• Task to complete: Leaving the pictures aside, transcribe every line below exactly.

• Data section:
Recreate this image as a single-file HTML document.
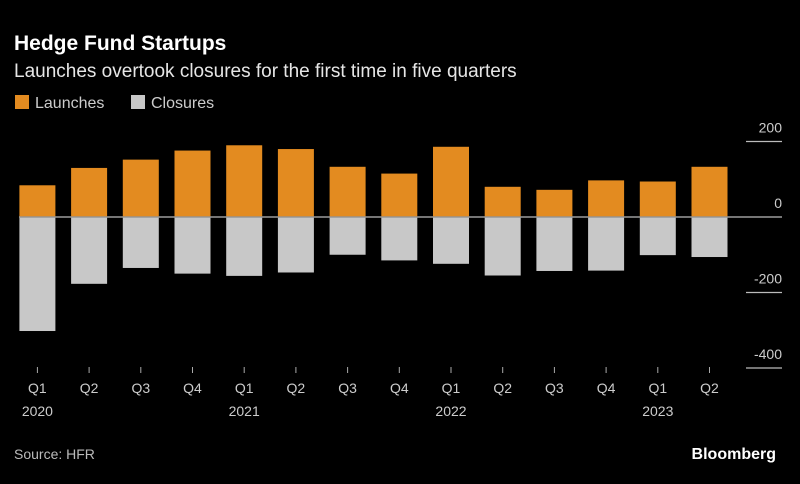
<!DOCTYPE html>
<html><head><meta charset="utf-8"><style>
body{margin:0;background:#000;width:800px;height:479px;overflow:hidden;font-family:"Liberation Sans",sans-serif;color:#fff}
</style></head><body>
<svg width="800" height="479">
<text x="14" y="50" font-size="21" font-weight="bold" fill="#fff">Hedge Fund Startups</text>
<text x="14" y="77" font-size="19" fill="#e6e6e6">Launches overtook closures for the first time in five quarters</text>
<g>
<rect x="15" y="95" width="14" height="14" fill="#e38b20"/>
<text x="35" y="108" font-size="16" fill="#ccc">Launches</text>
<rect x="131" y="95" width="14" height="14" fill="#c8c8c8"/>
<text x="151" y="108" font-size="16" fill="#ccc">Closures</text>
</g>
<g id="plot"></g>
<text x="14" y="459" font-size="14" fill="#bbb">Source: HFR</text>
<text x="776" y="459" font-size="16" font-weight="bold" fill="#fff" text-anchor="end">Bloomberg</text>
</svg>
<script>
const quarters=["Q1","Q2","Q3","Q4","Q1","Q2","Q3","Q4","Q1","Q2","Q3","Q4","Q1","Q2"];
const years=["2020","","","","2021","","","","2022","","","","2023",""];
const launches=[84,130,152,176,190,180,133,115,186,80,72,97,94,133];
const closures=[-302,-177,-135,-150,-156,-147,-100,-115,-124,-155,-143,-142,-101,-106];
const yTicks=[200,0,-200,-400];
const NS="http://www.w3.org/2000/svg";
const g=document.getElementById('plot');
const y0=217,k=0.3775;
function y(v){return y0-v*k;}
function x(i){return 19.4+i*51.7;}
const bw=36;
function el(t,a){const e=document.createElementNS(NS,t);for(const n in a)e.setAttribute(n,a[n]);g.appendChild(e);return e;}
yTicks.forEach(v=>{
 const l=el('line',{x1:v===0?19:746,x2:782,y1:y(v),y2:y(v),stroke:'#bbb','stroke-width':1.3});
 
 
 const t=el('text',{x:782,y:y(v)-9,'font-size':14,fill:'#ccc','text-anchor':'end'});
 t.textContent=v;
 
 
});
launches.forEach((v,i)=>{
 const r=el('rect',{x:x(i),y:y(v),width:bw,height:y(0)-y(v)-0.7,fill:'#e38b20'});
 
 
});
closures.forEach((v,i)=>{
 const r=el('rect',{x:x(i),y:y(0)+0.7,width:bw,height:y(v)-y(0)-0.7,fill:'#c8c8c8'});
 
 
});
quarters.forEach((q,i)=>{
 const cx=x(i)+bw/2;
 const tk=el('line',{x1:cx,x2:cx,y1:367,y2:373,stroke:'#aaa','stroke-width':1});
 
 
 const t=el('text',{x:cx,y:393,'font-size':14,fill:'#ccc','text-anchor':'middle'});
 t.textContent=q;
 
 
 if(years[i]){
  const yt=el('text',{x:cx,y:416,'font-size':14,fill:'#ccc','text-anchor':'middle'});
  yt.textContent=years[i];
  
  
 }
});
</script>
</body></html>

• Output of the task:
Recreate this image as a single-file HTML document.
<!DOCTYPE html>
<html><head><meta charset="utf-8"><style>
body{margin:0;background:#000;width:800px;height:479px;overflow:hidden;font-family:"Liberation Sans",sans-serif;color:#fff}
</style></head><body>
<svg width="800" height="479">
<text x="14" y="50" font-size="21" font-weight="bold" fill="#fff">Hedge Fund Startups</text>
<text x="14" y="77" font-size="19" fill="#e6e6e6">Launches overtook closures for the first time in five quarters</text>
<g>
<rect x="15" y="95" width="14" height="14" fill="#e38b20"/>
<text x="35" y="108" font-size="16" fill="#ccc">Launches</text>
<rect x="131" y="95" width="14" height="14" fill="#c8c8c8"/>
<text x="151" y="108" font-size="16" fill="#ccc">Closures</text>
</g>
<g id="plot"></g>
<text x="14" y="459" font-size="14" fill="#bbb">Source: HFR</text>
<text x="776" y="459" font-size="16" font-weight="bold" fill="#fff" text-anchor="end">Bloomberg</text>
</svg>
<script>
const quarters=["Q1","Q2","Q3","Q4","Q1","Q2","Q3","Q4","Q1","Q2","Q3","Q4","Q1","Q2"];
const years=["2020","","","","2021","","","","2022","","","","2023",""];
const launches=[84,130,152,176,190,180,133,115,186,80,72,97,94,133];
const closures=[-302,-177,-135,-150,-156,-147,-100,-115,-124,-155,-143,-142,-101,-106];
const yTicks=[200,0,-200,-400];
const NS="http://www.w3.org/2000/svg";
const g=document.getElementById('plot');
const y0=217,k=0.3775;
function y(v){return y0-v*k;}
function x(i){return 19.4+i*51.7;}
const bw=36;
function el(t,a){const e=document.createElementNS(NS,t);for(const n in a)e.setAttribute(n,a[n]);g.appendChild(e);return e;}
yTicks.forEach(v=>{
 const l=el('line',{x1:v===0?19:746,x2:782,y1:y(v),y2:y(v),stroke:'#bbb','stroke-width':1.3});
 
 
 const t=el('text',{x:782,y:y(v)-9,'font-size':14,fill:'#ccc','text-anchor':'end'});
 t.textContent=v;
 
 
});
launches.forEach((v,i)=>{
 const r=el('rect',{x:x(i),y:y(v),width:bw,height:y(0)-y(v)-0.7,fill:'#e38b20'});
 
 
});
closures.forEach((v,i)=>{
 const r=el('rect',{x:x(i),y:y(0)+0.7,width:bw,height:y(v)-y(0)-0.7,fill:'#c8c8c8'});
 
 
});
quarters.forEach((q,i)=>{
 const cx=x(i)+bw/2;
 const tk=el('line',{x1:cx,x2:cx,y1:367,y2:373,stroke:'#aaa','stroke-width':1});
 
 
 const t=el('text',{x:cx,y:393,'font-size':14,fill:'#ccc','text-anchor':'middle'});
 t.textContent=q;
 
 
 if(years[i]){
  const yt=el('text',{x:cx,y:416,'font-size':14,fill:'#ccc','text-anchor':'middle'});
  yt.textContent=years[i];
  
  
 }
});
</script>
</body></html>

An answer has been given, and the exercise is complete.